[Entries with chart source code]
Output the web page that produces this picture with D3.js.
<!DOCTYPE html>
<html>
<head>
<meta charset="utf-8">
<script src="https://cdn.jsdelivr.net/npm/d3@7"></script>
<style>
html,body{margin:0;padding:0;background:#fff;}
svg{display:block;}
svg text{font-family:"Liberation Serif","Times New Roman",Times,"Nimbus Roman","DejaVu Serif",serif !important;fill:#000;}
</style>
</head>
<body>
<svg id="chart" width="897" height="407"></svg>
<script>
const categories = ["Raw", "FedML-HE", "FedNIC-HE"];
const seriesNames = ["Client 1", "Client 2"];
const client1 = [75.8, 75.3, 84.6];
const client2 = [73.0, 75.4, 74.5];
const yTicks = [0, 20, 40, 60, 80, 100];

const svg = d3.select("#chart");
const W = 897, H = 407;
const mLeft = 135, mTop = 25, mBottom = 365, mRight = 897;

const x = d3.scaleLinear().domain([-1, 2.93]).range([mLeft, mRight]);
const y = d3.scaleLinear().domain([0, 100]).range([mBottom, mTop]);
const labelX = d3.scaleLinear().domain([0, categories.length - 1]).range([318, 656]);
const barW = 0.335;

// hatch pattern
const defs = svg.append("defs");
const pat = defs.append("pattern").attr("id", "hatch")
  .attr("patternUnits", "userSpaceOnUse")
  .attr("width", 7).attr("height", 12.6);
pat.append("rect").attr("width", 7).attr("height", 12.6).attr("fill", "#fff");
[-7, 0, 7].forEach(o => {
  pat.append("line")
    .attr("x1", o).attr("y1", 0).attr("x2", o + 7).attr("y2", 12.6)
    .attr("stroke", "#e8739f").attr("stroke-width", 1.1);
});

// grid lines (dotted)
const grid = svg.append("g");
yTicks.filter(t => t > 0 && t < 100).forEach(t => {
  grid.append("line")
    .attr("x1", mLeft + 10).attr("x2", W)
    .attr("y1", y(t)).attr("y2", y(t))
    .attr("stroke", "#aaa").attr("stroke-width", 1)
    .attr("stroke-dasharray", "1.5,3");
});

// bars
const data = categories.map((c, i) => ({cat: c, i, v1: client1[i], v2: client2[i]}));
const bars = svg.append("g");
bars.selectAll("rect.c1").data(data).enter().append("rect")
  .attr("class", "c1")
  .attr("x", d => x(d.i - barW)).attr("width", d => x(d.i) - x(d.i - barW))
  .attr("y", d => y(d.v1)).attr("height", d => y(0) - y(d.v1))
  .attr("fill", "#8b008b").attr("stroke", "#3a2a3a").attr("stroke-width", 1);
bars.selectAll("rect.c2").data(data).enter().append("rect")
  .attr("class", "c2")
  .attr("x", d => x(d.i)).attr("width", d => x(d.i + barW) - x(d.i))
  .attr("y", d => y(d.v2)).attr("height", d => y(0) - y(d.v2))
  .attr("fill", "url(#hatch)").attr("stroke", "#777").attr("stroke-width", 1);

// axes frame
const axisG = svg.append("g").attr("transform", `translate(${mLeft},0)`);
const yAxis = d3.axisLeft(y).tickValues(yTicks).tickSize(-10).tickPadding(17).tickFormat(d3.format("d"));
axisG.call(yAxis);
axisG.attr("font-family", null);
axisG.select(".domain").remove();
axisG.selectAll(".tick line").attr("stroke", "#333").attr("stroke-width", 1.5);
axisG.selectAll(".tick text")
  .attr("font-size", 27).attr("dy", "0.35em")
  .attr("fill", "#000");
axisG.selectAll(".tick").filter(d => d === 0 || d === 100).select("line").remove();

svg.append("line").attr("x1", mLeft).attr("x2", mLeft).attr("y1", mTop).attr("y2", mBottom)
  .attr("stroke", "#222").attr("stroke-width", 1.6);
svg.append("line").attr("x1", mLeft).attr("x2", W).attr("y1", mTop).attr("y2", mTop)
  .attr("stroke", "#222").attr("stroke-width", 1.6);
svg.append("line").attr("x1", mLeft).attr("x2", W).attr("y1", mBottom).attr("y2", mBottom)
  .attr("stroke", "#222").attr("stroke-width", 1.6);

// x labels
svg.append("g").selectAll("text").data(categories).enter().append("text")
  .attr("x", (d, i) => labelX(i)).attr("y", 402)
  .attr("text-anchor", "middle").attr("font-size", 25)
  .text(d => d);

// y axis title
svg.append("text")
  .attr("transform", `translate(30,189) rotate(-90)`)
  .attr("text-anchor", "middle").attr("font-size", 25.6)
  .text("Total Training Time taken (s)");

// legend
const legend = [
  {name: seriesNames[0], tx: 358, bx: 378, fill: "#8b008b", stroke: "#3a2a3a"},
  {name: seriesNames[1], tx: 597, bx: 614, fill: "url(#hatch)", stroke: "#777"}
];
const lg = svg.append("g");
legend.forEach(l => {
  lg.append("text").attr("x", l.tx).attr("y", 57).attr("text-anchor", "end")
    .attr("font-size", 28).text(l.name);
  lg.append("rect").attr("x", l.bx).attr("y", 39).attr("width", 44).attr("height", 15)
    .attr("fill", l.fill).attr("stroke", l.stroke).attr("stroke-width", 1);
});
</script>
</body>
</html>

---

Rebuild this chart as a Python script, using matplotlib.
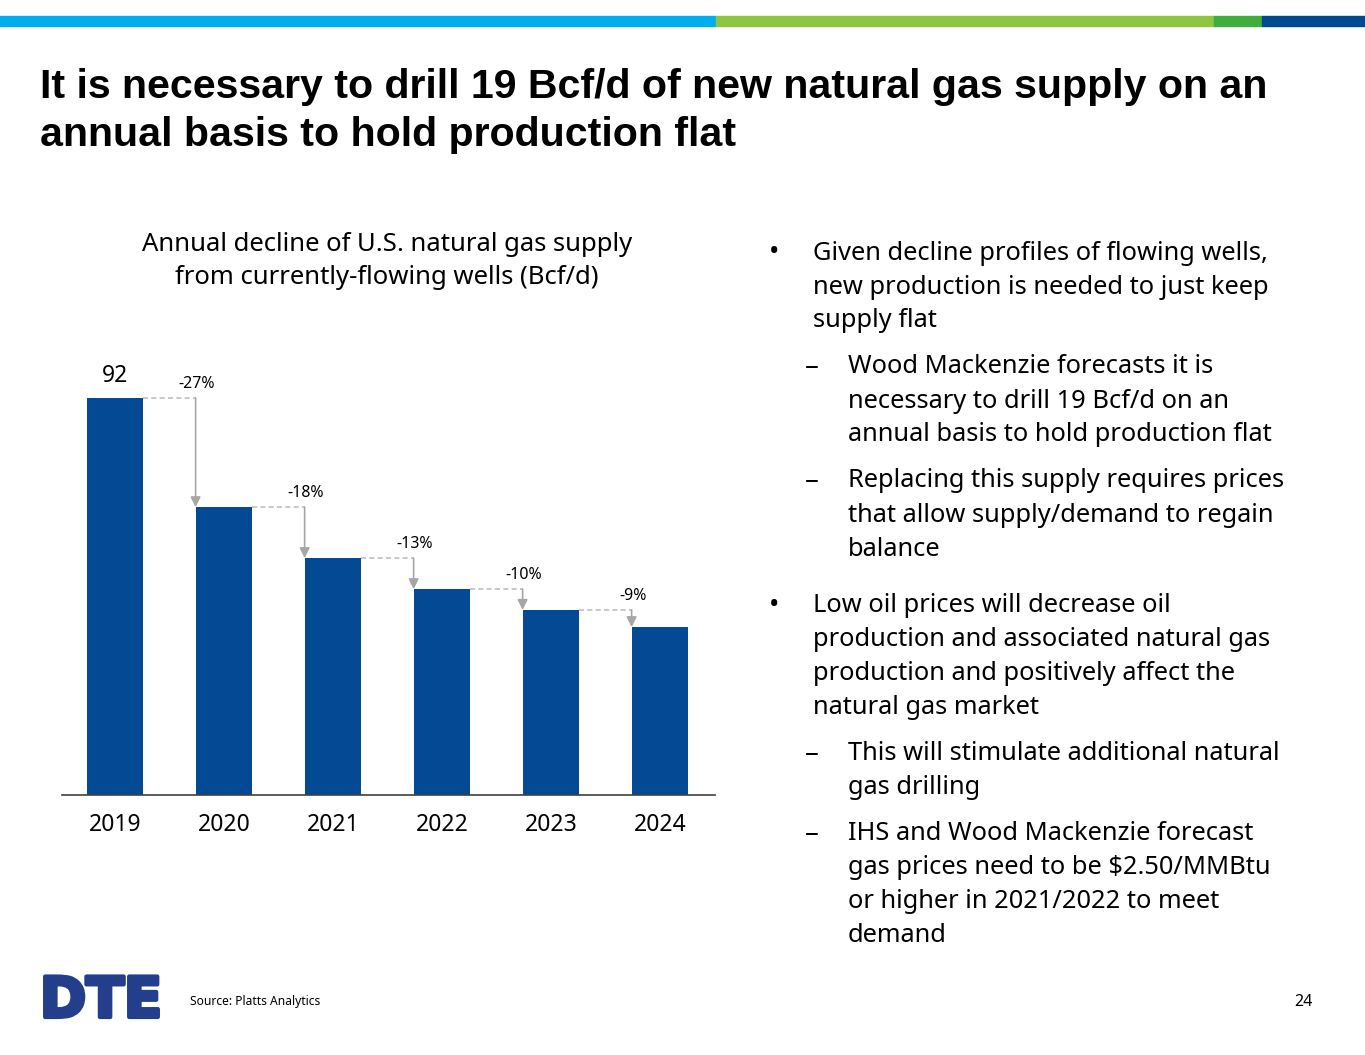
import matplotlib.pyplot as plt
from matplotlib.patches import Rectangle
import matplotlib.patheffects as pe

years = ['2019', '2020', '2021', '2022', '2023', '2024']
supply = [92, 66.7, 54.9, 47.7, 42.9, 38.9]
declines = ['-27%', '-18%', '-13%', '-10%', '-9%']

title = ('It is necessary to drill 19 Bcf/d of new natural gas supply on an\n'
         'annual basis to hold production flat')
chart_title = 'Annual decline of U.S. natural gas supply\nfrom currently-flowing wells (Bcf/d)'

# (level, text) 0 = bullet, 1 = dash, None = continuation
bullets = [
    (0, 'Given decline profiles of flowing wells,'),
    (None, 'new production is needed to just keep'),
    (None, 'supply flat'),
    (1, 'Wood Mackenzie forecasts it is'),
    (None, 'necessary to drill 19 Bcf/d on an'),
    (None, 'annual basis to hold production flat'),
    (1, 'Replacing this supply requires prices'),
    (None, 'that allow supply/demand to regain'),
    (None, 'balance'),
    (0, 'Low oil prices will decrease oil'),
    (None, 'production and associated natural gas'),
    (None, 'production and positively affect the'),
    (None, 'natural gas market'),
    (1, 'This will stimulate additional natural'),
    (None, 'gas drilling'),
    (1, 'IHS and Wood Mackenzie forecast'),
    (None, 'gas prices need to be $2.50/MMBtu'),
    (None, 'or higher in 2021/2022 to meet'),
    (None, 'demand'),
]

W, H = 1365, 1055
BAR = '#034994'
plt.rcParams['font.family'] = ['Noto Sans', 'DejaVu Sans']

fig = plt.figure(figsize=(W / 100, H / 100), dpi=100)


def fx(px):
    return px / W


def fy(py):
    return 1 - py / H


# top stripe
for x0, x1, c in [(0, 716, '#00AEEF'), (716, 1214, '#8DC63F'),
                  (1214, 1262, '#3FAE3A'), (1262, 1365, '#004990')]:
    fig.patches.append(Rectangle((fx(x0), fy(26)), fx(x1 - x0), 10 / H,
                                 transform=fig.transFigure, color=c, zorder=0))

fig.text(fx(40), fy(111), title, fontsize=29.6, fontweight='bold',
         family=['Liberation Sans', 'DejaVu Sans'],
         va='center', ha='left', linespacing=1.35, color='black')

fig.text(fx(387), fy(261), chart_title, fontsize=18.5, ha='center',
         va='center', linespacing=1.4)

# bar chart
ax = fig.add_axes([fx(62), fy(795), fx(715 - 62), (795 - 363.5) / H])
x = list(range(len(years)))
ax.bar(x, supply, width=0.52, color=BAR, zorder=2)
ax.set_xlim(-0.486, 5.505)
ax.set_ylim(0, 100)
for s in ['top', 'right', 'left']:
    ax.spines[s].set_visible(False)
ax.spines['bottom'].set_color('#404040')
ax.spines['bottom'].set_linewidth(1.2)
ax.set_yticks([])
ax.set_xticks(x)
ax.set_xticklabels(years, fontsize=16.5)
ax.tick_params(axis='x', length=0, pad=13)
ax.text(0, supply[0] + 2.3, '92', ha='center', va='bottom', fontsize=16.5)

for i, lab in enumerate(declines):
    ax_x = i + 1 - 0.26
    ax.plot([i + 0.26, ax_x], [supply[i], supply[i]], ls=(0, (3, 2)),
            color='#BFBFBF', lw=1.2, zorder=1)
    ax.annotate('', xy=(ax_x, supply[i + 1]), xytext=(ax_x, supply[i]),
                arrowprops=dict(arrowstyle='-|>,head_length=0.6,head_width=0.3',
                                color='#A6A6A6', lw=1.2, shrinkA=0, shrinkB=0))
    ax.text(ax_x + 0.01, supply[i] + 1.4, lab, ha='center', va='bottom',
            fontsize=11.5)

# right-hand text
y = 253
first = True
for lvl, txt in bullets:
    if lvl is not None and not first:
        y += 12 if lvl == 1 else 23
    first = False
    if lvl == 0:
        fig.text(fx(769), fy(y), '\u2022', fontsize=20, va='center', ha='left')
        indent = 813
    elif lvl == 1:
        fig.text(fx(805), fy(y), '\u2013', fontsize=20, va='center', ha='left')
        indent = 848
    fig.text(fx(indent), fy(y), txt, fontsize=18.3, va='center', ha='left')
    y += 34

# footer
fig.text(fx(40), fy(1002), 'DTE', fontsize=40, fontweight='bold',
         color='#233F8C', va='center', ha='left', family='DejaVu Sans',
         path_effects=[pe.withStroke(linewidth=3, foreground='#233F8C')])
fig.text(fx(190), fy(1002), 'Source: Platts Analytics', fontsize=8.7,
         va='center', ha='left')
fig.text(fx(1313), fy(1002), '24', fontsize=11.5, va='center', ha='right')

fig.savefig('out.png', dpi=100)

YOUR TASK: Only the lines from the one containing "Output the web" to the one containing "const barW = 0.335;" are to be printed, both ends included, exactly as written.

COMPLETE OUTPUT:
Output the web page that produces this picture with D3.js.
<!DOCTYPE html>
<html>
<head>
<meta charset="utf-8">
<script src="https://cdn.jsdelivr.net/npm/d3@7"></script>
<style>
html,body{margin:0;padding:0;background:#fff;}
svg{display:block;}
svg text{font-family:"Liberation Serif","Times New Roman",Times,"Nimbus Roman","DejaVu Serif",serif !important;fill:#000;}
</style>
</head>
<body>
<svg id="chart" width="897" height="407"></svg>
<script>
const categories = ["Raw", "FedML-HE", "FedNIC-HE"];
const seriesNames = ["Client 1", "Client 2"];
const client1 = [75.8, 75.3, 84.6];
const client2 = [73.0, 75.4, 74.5];
const yTicks = [0, 20, 40, 60, 80, 100];

const svg = d3.select("#chart");
const W = 897, H = 407;
const mLeft = 135, mTop = 25, mBottom = 365, mRight = 897;

const x = d3.scaleLinear().domain([-1, 2.93]).range([mLeft, mRight]);
const y = d3.scaleLinear().domain([0, 100]).range([mBottom, mTop]);
const labelX = d3.scaleLinear().domain([0, categories.length - 1]).range([318, 656]);
const barW = 0.335;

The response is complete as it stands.